• SHORT TASK:
Write the records out again exactly, leaving no images in.

◇ ◇ ◇ ◇

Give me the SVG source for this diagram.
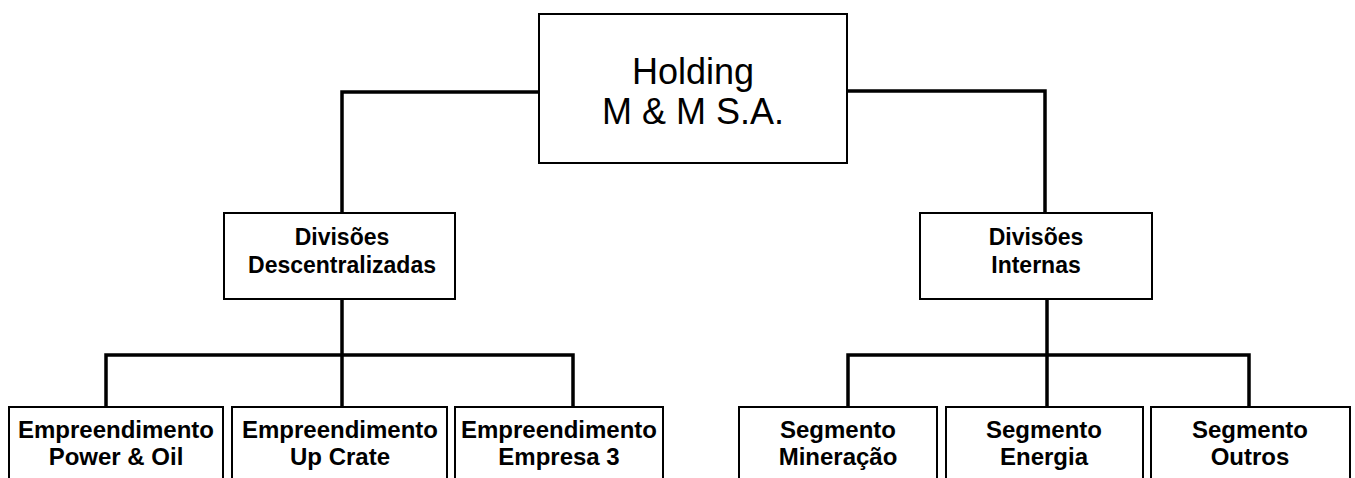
<svg xmlns="http://www.w3.org/2000/svg" width="1355" height="478" viewBox="0 0 1355 478">
<style>
.box{fill:#fff;stroke:#000;stroke-width:2}
.con{fill:none;stroke:#000;stroke-width:3.5;stroke-linejoin:miter}
.t{font-family:"Liberation Sans",Arial,sans-serif;text-anchor:middle;fill:#000}
.b{font-weight:bold;font-size:24px}
.d{font-weight:bold;font-size:23px}
.h{font-size:36px}
</style>
<rect width="1355" height="478" fill="#fff"/>
<g id="connectors">
<polyline class="con" points="539,92 342,92 342,213"/>
<polyline class="con" points="847,91 1045,91 1045,213"/>
<line class="con" x1="342" y1="299" x2="342" y2="407"/>
<polyline class="con" points="106,407 106,355 573,355 573,407"/>
<line class="con" x1="1047" y1="299" x2="1047" y2="407"/>
<polyline class="con" points="848,407 848,355 1249,355 1249,407"/>
</g>
<g id="holding">
<rect class="box" x="539" y="14" width="308" height="149"/>
<text class="t h" x="693" y="84">Holding</text>
<text class="t h" x="693" y="124">M &amp; M S.A.</text>
</g>
<g id="div-desc">
<rect class="box" x="224" y="213" width="231" height="86"/>
<text class="t d" x="342" y="245">Divisões</text>
<text class="t d" x="342" y="273">Descentralizadas</text>
</g>
<g id="div-int">
<rect class="box" x="920" y="213" width="232" height="86"/>
<text class="t d" x="1036" y="245">Divisões</text>
<text class="t d" x="1036" y="273">Internas</text>
</g>
<g id="emp1">
<rect class="box" x="9" y="407" width="214" height="100"/>
<text class="t b" x="116" y="438">Empreendimento</text>
<text class="t b" x="116" y="465">Power &amp; Oil</text>
</g>
<g id="emp2">
<rect class="box" x="232" y="407" width="215" height="100"/>
<text class="t b" x="340" y="438">Empreendimento</text>
<text class="t b" x="340" y="465">Up Crate</text>
</g>
<g id="emp3">
<rect class="box" x="455" y="407" width="208" height="100"/>
<text class="t b" x="559" y="438">Empreendimento</text>
<text class="t b" x="559" y="465">Empresa 3</text>
</g>
<g id="seg1">
<rect class="box" x="739" y="407" width="198" height="100"/>
<text class="t b" x="838" y="438">Segmento</text>
<text class="t b" x="838" y="465">Mineração</text>
</g>
<g id="seg2">
<rect class="box" x="946" y="407" width="197" height="100"/>
<text class="t b" x="1044" y="438">Segmento</text>
<text class="t b" x="1044" y="465">Energia</text>
</g>
<g id="seg3">
<rect class="box" x="1151" y="407" width="199" height="100"/>
<text class="t b" x="1250" y="438">Segmento</text>
<text class="t b" x="1250" y="465">Outros</text>
</g>
</svg>
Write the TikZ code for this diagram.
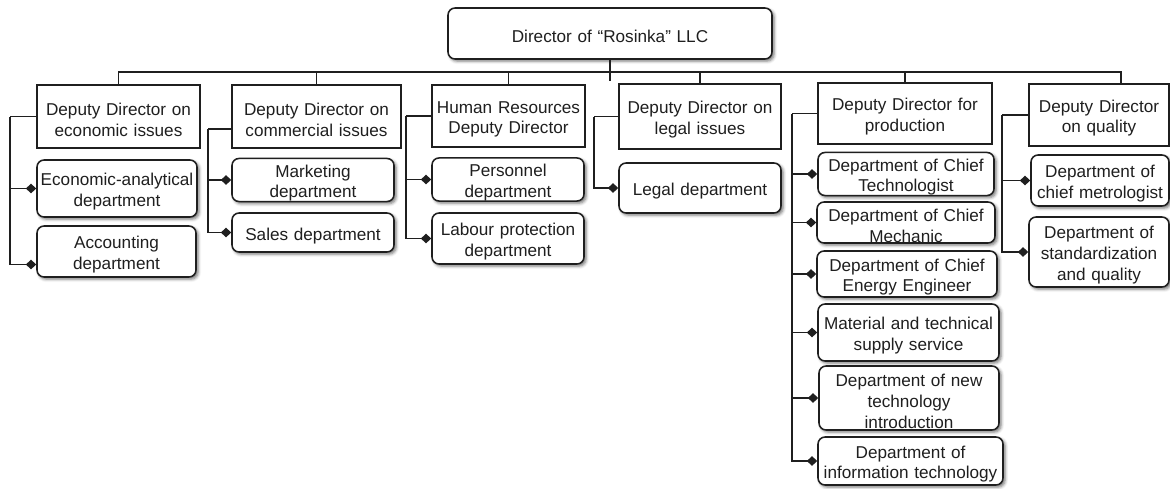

◇ ◇ ◇ ◇

• EXERCISE OUTPUT:
Give me the SVG source for this diagram.
<svg xmlns="http://www.w3.org/2000/svg" width="1355" height="478" viewBox="0 0 1355 478">
<style>
.box{fill:#fff;stroke:#000;stroke-width:2}
.con{fill:none;stroke:#000;stroke-width:3.5;stroke-linejoin:miter}
.t{font-family:"Liberation Sans",Arial,sans-serif;text-anchor:middle;fill:#000}
.b{font-weight:bold;font-size:24px}
.d{font-weight:bold;font-size:23px}
.h{font-size:36px}
</style>
<rect width="1355" height="478" fill="#fff"/>
<g id="connectors">
<polyline class="con" points="539,92 342,92 342,213"/>
<polyline class="con" points="847,91 1045,91 1045,213"/>
<line class="con" x1="342" y1="299" x2="342" y2="407"/>
<polyline class="con" points="106,407 106,355 573,355 573,407"/>
<line class="con" x1="1047" y1="299" x2="1047" y2="407"/>
<polyline class="con" points="848,407 848,355 1249,355 1249,407"/>
</g>
<g id="holding">
<rect class="box" x="539" y="14" width="308" height="149"/>
<text class="t h" x="693" y="84">Holding</text>
<text class="t h" x="693" y="124">M &amp; M S.A.</text>
</g>
<g id="div-desc">
<rect class="box" x="224" y="213" width="231" height="86"/>
<text class="t d" x="342" y="245">Divisões</text>
<text class="t d" x="342" y="273">Descentralizadas</text>
</g>
<g id="div-int">
<rect class="box" x="920" y="213" width="232" height="86"/>
<text class="t d" x="1036" y="245">Divisões</text>
<text class="t d" x="1036" y="273">Internas</text>
</g>
<g id="emp1">
<rect class="box" x="9" y="407" width="214" height="100"/>
<text class="t b" x="116" y="438">Empreendimento</text>
<text class="t b" x="116" y="465">Power &amp; Oil</text>
</g>
<g id="emp2">
<rect class="box" x="232" y="407" width="215" height="100"/>
<text class="t b" x="340" y="438">Empreendimento</text>
<text class="t b" x="340" y="465">Up Crate</text>
</g>
<g id="emp3">
<rect class="box" x="455" y="407" width="208" height="100"/>
<text class="t b" x="559" y="438">Empreendimento</text>
<text class="t b" x="559" y="465">Empresa 3</text>
</g>
<g id="seg1">
<rect class="box" x="739" y="407" width="198" height="100"/>
<text class="t b" x="838" y="438">Segmento</text>
<text class="t b" x="838" y="465">Mineração</text>
</g>
<g id="seg2">
<rect class="box" x="946" y="407" width="197" height="100"/>
<text class="t b" x="1044" y="438">Segmento</text>
<text class="t b" x="1044" y="465">Energia</text>
</g>
<g id="seg3">
<rect class="box" x="1151" y="407" width="199" height="100"/>
<text class="t b" x="1250" y="438">Segmento</text>
<text class="t b" x="1250" y="465">Outros</text>
</g>
</svg>
Write the TikZ code for this diagram.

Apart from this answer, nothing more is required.